As China’s Global Times editorialized afterward, all is apparently forgiven with regard to Beijing’s troublesome ally. The Global Times noted that “both sides share a lot of memories in fighting shoulder to shoulder in times of war. The blood, sweat and tears they shed together have forged a strong connection between both sides.” Hong Kong’s South China Morning Post, well-noted for its past insightful reporting on high-level Chinese strategic thinking, pointed out on October 18 that: “China’s propaganda machines have also churned out articles proclaiming North Korea’s social and economic achievements under young Kim. State media watchdogs are also censoring online criticism of North Korea, and openly calling on netizens to stop mocking Kim.
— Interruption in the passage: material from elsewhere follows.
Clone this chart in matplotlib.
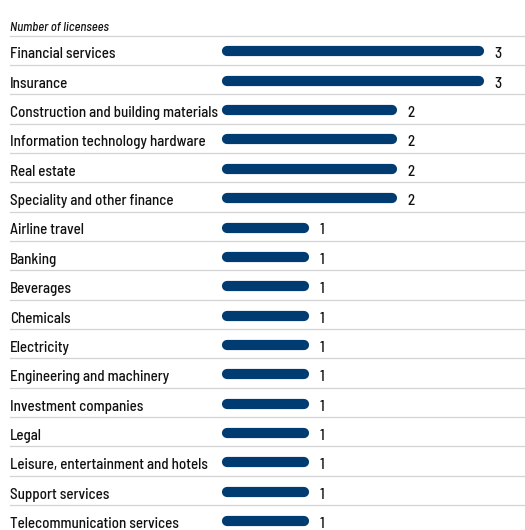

All this appears to suggest a government push to rehabilitate North Korea’s tattered image among Chinese citizens.” Some credit Beijing with influencing Kim Jong Un’s decision to limit his party anniversary celebrations to a military parade without an accompanying missile launch or nuclear test, although only time will tell on that score.
An even greater triumph for Xi Jinping on Korean Peninsula issues will come at the end of the month when he eclipses Washington again by serving as the potential powerbroker bringing two feuding American allies together. Premier Li Keqiang is scheduled to join South Korean President Park and Japanese Prime Minister Abe in a trilateral Halloween summit in Seoul. Park and Abe, with a beaming Xi Jinping observing, will possibly hold their first sit-down bilateral meeting, presuming that Abe can get through crowds of Seoul demonstrators to reach the summit site. With that major achievement under his belt, perhaps Xi, as a self-proclaimed friend of both Seoul and Pyongyang, can next bypass Washington again and bring Park Geun-hye and Kim Jong Un to Beijing for a similar trilateral encounter?